Given information
══════
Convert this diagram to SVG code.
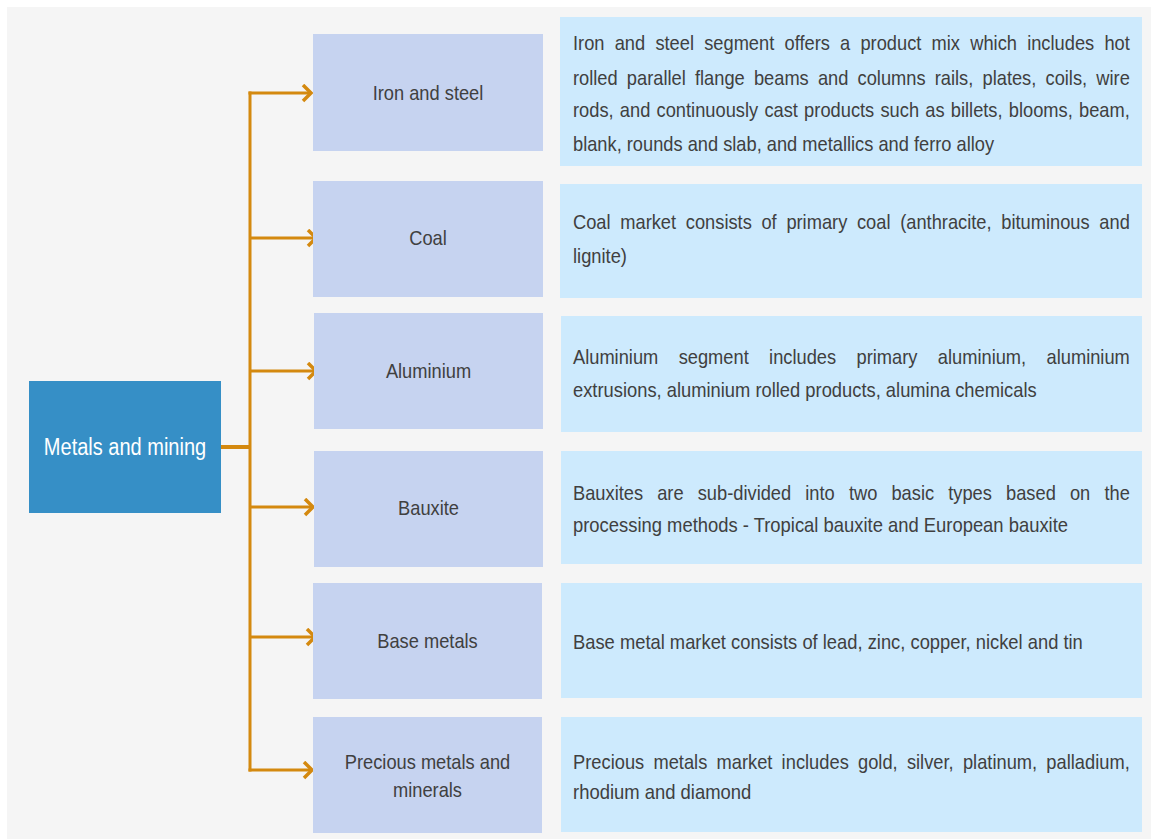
<svg xmlns="http://www.w3.org/2000/svg" width="1151" height="839" viewBox="0 0 1151 839">
<style>
.t{font-family:"Liberation Sans",Arial,sans-serif;font-size:21px;fill:#404040}
.w{font-family:"Liberation Sans",Arial,sans-serif;font-size:23px;fill:#ffffff}
.mid{fill:#c6d3f0}
.desc{fill:#cdeafd}
.c{fill:none;stroke:#d4890f;stroke-width:3}
</style>
<defs>
<marker id="ah" markerUnits="userSpaceOnUse" markerWidth="14" markerHeight="20" refX="11" refY="9" orient="auto">
<path d="M3,1 L11,9 L3,17" fill="none" stroke="#d4890f" stroke-width="3.5"/>
</marker>
</defs>
<rect x="0" y="0" width="1151" height="839" fill="#ffffff"/>
<rect x="7" y="7" width="1144" height="832" fill="#f5f5f5"/>

<g id="connectors">
<line class="c" x1="221" y1="447" x2="251" y2="447" style="stroke-width:4"/>
<line class="c" x1="250" y1="91.5" x2="250" y2="771.5"/>
<line class="c" x1="248.5" y1="93" x2="311" y2="93" marker-end="url(#ah)"/>
<line class="c" x1="250" y1="238" x2="316" y2="238" marker-end="url(#ah)"/>
<line class="c" x1="250" y1="371" x2="316" y2="371" marker-end="url(#ah)"/>
<line class="c" x1="250" y1="507" x2="313" y2="507" marker-end="url(#ah)"/>
<line class="c" x1="250" y1="637" x2="315" y2="637" marker-end="url(#ah)"/>
<line class="c" x1="248.5" y1="770" x2="312" y2="770" marker-end="url(#ah)"/>
</g>

<g id="root">
<rect x="29" y="381" width="192" height="132" fill="#368fc6"/>
<g transform="translate(125 0) scale(0.87 1)"><text class="w" x="0" y="455" text-anchor="middle">Metals and mining</text></g>
</g>

<g id="iron">
<rect class="mid" x="313" y="34" width="230" height="117"/>
<g transform="translate(428 0) scale(0.87 1)"><text class="t" x="0" y="100" text-anchor="middle">Iron and steel</text></g>
</g>
<g id="coal">
<rect class="mid" x="313" y="181" width="230" height="116"/>
<g transform="translate(428 0) scale(0.87 1)"><text class="t" x="0" y="245" text-anchor="middle">Coal</text></g>
</g>
<g id="aluminium">
<rect class="mid" x="314" y="313" width="229" height="116"/>
<g transform="translate(428.5 0) scale(0.87 1)"><text class="t" x="0" y="378" text-anchor="middle">Aluminium</text></g>
</g>
<g id="bauxite">
<rect class="mid" x="314" y="451" width="229" height="116"/>
<g transform="translate(428.5 0) scale(0.87 1)"><text class="t" x="0" y="515" text-anchor="middle">Bauxite</text></g>
</g>
<g id="base">
<rect class="mid" x="313" y="583" width="229" height="116"/>
<g transform="translate(427.5 0) scale(0.87 1)"><text class="t" x="0" y="648" text-anchor="middle">Base metals</text></g>
</g>
<g id="precious">
<rect class="mid" x="313" y="717" width="229" height="116"/>
<g transform="translate(427.5 0) scale(0.87 1)"><text class="t" x="0" y="769" text-anchor="middle">Precious metals and</text><text class="t" x="0" y="797" text-anchor="middle">minerals</text></g>
</g>

<g id="iron-desc">
<rect class="desc" x="560" y="17" width="582" height="149"/>
<g transform="translate(573 0) scale(0.87 1)">
<text class="t" x="0" y="50" word-spacing="5.9" textLength="640" lengthAdjust="spacing">Iron and steel segment offers a product mix which includes hot</text>
<text class="t" x="0" y="85" word-spacing="4.7" textLength="640" lengthAdjust="spacing">rolled parallel flange beams and columns rails, plates, coils, wire</text>
<text class="t" x="0" y="117" word-spacing="1.3" textLength="640" lengthAdjust="spacing">rods, and continuously cast products such as billets, blooms, beam,</text>
<text class="t" x="0" y="151" textLength="484" lengthAdjust="spacingAndGlyphs">blank, rounds and slab, and metallics and ferro alloy</text>
</g>
</g>
<g id="coal-desc">
<rect class="desc" x="560" y="184" width="582" height="114"/>
<g transform="translate(573 0) scale(0.87 1)">
<text class="t" x="0" y="229" word-spacing="5.3" textLength="640" lengthAdjust="spacing">Coal market consists of primary coal (anthracite, bituminous and</text>
<text class="t" x="0" y="263" textLength="62" lengthAdjust="spacingAndGlyphs">lignite)</text>
</g>
</g>
<g id="aluminium-desc">
<rect class="desc" x="561" y="316" width="581" height="116"/>
<g transform="translate(573 0) scale(0.87 1)">
<text class="t" x="0" y="364" word-spacing="17.6" textLength="640" lengthAdjust="spacing">Aluminium segment includes primary aluminium, aluminium</text>
<text class="t" x="0" y="397" textLength="533" lengthAdjust="spacingAndGlyphs">extrusions, aluminium rolled products, alumina chemicals</text>
</g>
</g>
<g id="bauxite-desc">
<rect class="desc" x="561" y="451" width="581" height="113"/>
<g transform="translate(573 0) scale(0.87 1)">
<text class="t" x="0" y="500" word-spacing="10.4" textLength="640" lengthAdjust="spacing">Bauxites are sub-divided into two basic types based on the</text>
<text class="t" x="0" y="532" textLength="569" lengthAdjust="spacingAndGlyphs">processing methods - Tropical bauxite and European bauxite</text>
</g>
</g>
<g id="base-desc">
<rect class="desc" x="561" y="583" width="581" height="115"/>
<g transform="translate(573 0) scale(0.87 1)">
<text class="t" x="0" y="649" textLength="586" lengthAdjust="spacingAndGlyphs">Base metal market consists of lead, zinc, copper, nickel and tin</text>
</g>
</g>
<g id="precious-desc">
<rect class="desc" x="561" y="717" width="581" height="115"/>
<g transform="translate(573 0) scale(0.87 1)">
<text class="t" x="0" y="769" word-spacing="4.7" textLength="640" lengthAdjust="spacing">Precious metals market includes gold, silver, platinum, palladium,</text>
<text class="t" x="0" y="799" textLength="205" lengthAdjust="spacingAndGlyphs">rhodium and diamond</text>
</g>
</g>
</svg>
══════
What is expected
Write out the listing word for word, omitting the pictures it holds.

The solution
Convert this diagram to SVG code.
<svg xmlns="http://www.w3.org/2000/svg" width="1151" height="839" viewBox="0 0 1151 839">
<style>
.t{font-family:"Liberation Sans",Arial,sans-serif;font-size:21px;fill:#404040}
.w{font-family:"Liberation Sans",Arial,sans-serif;font-size:23px;fill:#ffffff}
.mid{fill:#c6d3f0}
.desc{fill:#cdeafd}
.c{fill:none;stroke:#d4890f;stroke-width:3}
</style>
<defs>
<marker id="ah" markerUnits="userSpaceOnUse" markerWidth="14" markerHeight="20" refX="11" refY="9" orient="auto">
<path d="M3,1 L11,9 L3,17" fill="none" stroke="#d4890f" stroke-width="3.5"/>
</marker>
</defs>
<rect x="0" y="0" width="1151" height="839" fill="#ffffff"/>
<rect x="7" y="7" width="1144" height="832" fill="#f5f5f5"/>

<g id="connectors">
<line class="c" x1="221" y1="447" x2="251" y2="447" style="stroke-width:4"/>
<line class="c" x1="250" y1="91.5" x2="250" y2="771.5"/>
<line class="c" x1="248.5" y1="93" x2="311" y2="93" marker-end="url(#ah)"/>
<line class="c" x1="250" y1="238" x2="316" y2="238" marker-end="url(#ah)"/>
<line class="c" x1="250" y1="371" x2="316" y2="371" marker-end="url(#ah)"/>
<line class="c" x1="250" y1="507" x2="313" y2="507" marker-end="url(#ah)"/>
<line class="c" x1="250" y1="637" x2="315" y2="637" marker-end="url(#ah)"/>
<line class="c" x1="248.5" y1="770" x2="312" y2="770" marker-end="url(#ah)"/>
</g>

<g id="root">
<rect x="29" y="381" width="192" height="132" fill="#368fc6"/>
<g transform="translate(125 0) scale(0.87 1)"><text class="w" x="0" y="455" text-anchor="middle">Metals and mining</text></g>
</g>

<g id="iron">
<rect class="mid" x="313" y="34" width="230" height="117"/>
<g transform="translate(428 0) scale(0.87 1)"><text class="t" x="0" y="100" text-anchor="middle">Iron and steel</text></g>
</g>
<g id="coal">
<rect class="mid" x="313" y="181" width="230" height="116"/>
<g transform="translate(428 0) scale(0.87 1)"><text class="t" x="0" y="245" text-anchor="middle">Coal</text></g>
</g>
<g id="aluminium">
<rect class="mid" x="314" y="313" width="229" height="116"/>
<g transform="translate(428.5 0) scale(0.87 1)"><text class="t" x="0" y="378" text-anchor="middle">Aluminium</text></g>
</g>
<g id="bauxite">
<rect class="mid" x="314" y="451" width="229" height="116"/>
<g transform="translate(428.5 0) scale(0.87 1)"><text class="t" x="0" y="515" text-anchor="middle">Bauxite</text></g>
</g>
<g id="base">
<rect class="mid" x="313" y="583" width="229" height="116"/>
<g transform="translate(427.5 0) scale(0.87 1)"><text class="t" x="0" y="648" text-anchor="middle">Base metals</text></g>
</g>
<g id="precious">
<rect class="mid" x="313" y="717" width="229" height="116"/>
<g transform="translate(427.5 0) scale(0.87 1)"><text class="t" x="0" y="769" text-anchor="middle">Precious metals and</text><text class="t" x="0" y="797" text-anchor="middle">minerals</text></g>
</g>

<g id="iron-desc">
<rect class="desc" x="560" y="17" width="582" height="149"/>
<g transform="translate(573 0) scale(0.87 1)">
<text class="t" x="0" y="50" word-spacing="5.9" textLength="640" lengthAdjust="spacing">Iron and steel segment offers a product mix which includes hot</text>
<text class="t" x="0" y="85" word-spacing="4.7" textLength="640" lengthAdjust="spacing">rolled parallel flange beams and columns rails, plates, coils, wire</text>
<text class="t" x="0" y="117" word-spacing="1.3" textLength="640" lengthAdjust="spacing">rods, and continuously cast products such as billets, blooms, beam,</text>
<text class="t" x="0" y="151" textLength="484" lengthAdjust="spacingAndGlyphs">blank, rounds and slab, and metallics and ferro alloy</text>
</g>
</g>
<g id="coal-desc">
<rect class="desc" x="560" y="184" width="582" height="114"/>
<g transform="translate(573 0) scale(0.87 1)">
<text class="t" x="0" y="229" word-spacing="5.3" textLength="640" lengthAdjust="spacing">Coal market consists of primary coal (anthracite, bituminous and</text>
<text class="t" x="0" y="263" textLength="62" lengthAdjust="spacingAndGlyphs">lignite)</text>
</g>
</g>
<g id="aluminium-desc">
<rect class="desc" x="561" y="316" width="581" height="116"/>
<g transform="translate(573 0) scale(0.87 1)">
<text class="t" x="0" y="364" word-spacing="17.6" textLength="640" lengthAdjust="spacing">Aluminium segment includes primary aluminium, aluminium</text>
<text class="t" x="0" y="397" textLength="533" lengthAdjust="spacingAndGlyphs">extrusions, aluminium rolled products, alumina chemicals</text>
</g>
</g>
<g id="bauxite-desc">
<rect class="desc" x="561" y="451" width="581" height="113"/>
<g transform="translate(573 0) scale(0.87 1)">
<text class="t" x="0" y="500" word-spacing="10.4" textLength="640" lengthAdjust="spacing">Bauxites are sub-divided into two basic types based on the</text>
<text class="t" x="0" y="532" textLength="569" lengthAdjust="spacingAndGlyphs">processing methods - Tropical bauxite and European bauxite</text>
</g>
</g>
<g id="base-desc">
<rect class="desc" x="561" y="583" width="581" height="115"/>
<g transform="translate(573 0) scale(0.87 1)">
<text class="t" x="0" y="649" textLength="586" lengthAdjust="spacingAndGlyphs">Base metal market consists of lead, zinc, copper, nickel and tin</text>
</g>
</g>
<g id="precious-desc">
<rect class="desc" x="561" y="717" width="581" height="115"/>
<g transform="translate(573 0) scale(0.87 1)">
<text class="t" x="0" y="769" word-spacing="4.7" textLength="640" lengthAdjust="spacing">Precious metals market includes gold, silver, platinum, palladium,</text>
<text class="t" x="0" y="799" textLength="205" lengthAdjust="spacingAndGlyphs">rhodium and diamond</text>
</g>
</g>
</svg>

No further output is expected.